Leaving the pictures out, print the lines from the first line of the listing through the line containing "measured = [0.25, 3.4, 2.1, 2.5, 1.9, 0.9, 0.2]", exactly as they read, and no others.

* _DATA EXCERPT_:
"""

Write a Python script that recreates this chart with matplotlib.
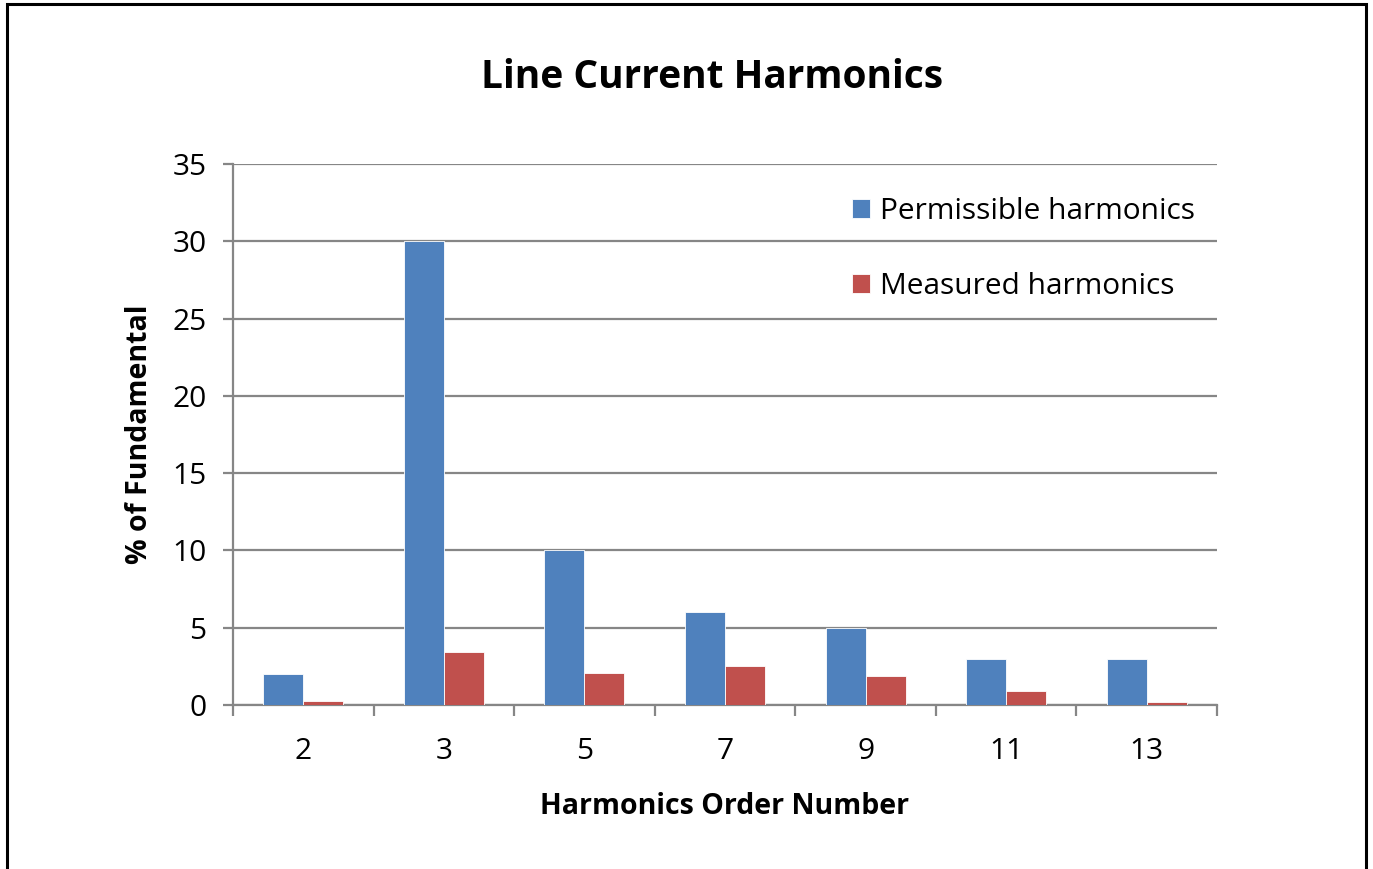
import numpy as np
import matplotlib.pyplot as plt
from matplotlib.patches import Rectangle

orders = ["2", "3", "5", "7", "9", "11", "13"]
permissible = [2, 30, 10, 6, 5, 3, 3]
measured = [0.25, 3.4, 2.1, 2.5, 1.9, 0.9, 0.2]

plt.rcParams["font.family"] = ["Open Sans", "DejaVu Sans"]

blue = "#4f81bd"
red = "#c0504d"
grid = "#868686"

fig = plt.figure(figsize=(13.73, 8.69), dpi=100)
ax = fig.add_axes([233 / 1373, 1 - 705 / 869, (1217 - 233) / 1373, (705 - 164) / 869])

x = np.arange(len(orders))
w = 0.285
ax.bar(x - w / 2, permissible, w, color=blue, edgecolor="white", linewidth=0.6,
       label="Permissible harmonics", zorder=3)
ax.bar(x + w / 2, measured, w, color=red, edgecolor="white", linewidth=0.6,
       label="Measured harmonics", zorder=3)

ax.set_xlim(-0.5, len(orders) - 0.5)
ax.set_ylim(0, 35)
ax.set_yticks(range(0, 36, 5))
ax.yaxis.grid(True, color=grid, linewidth=1.6, zorder=0)
ax.tick_params(axis="y", length=7, width=1.6, color=grid, labelsize=21.5, pad=12)

ax.set_xticks(np.arange(-0.5, len(orders), 1))
ax.set_xticklabels([])
ax.set_xticks(x, minor=True)
ax.set_xticklabels(orders, minor=True)
ax.tick_params(axis="x", which="major", length=8, width=1.6, color=grid)
ax.tick_params(axis="x", which="minor", length=0, labelsize=21.5, pad=23)

for s in ["top", "right"]:
    ax.spines[s].set_visible(False)
for s in ["left", "bottom"]:
    ax.spines[s].set_color(grid)
    ax.spines[s].set_linewidth(1.6)

ax.set_xlabel("Harmonics Order Number", fontsize=20.5, fontweight="bold", labelpad=19)
ax.set_ylabel("% of Fundamental", fontsize=20.5, fontweight="bold", labelpad=13)
fig.suptitle("Line Current Harmonics", fontsize=28, fontweight="bold", x=712 / 1373, y=1 - 77 / 869, va="center")

ax.legend(loc="upper left", bbox_to_anchor=(852 / 1373, 1 - 197 / 869), bbox_transform=fig.transFigure,
          frameon=False, fontsize=21.5, handlelength=0.6, handleheight=0.6, handletextpad=0.35,
          labelspacing=1.55, borderaxespad=0, borderpad=0)

fig.patches.append(Rectangle((7 / 1373, -0.05), (1366 - 7) / 1373, 1.05 - 4 / 869,
                             transform=fig.transFigure, fill=False, edgecolor="black", linewidth=2.2))

fig.savefig("out.png", dpi=100)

"""

* _REPLY_:
Write a Python script that recreates this chart with matplotlib.
import numpy as np
import matplotlib.pyplot as plt
from matplotlib.patches import Rectangle

orders = ["2", "3", "5", "7", "9", "11", "13"]
permissible = [2, 30, 10, 6, 5, 3, 3]
measured = [0.25, 3.4, 2.1, 2.5, 1.9, 0.9, 0.2]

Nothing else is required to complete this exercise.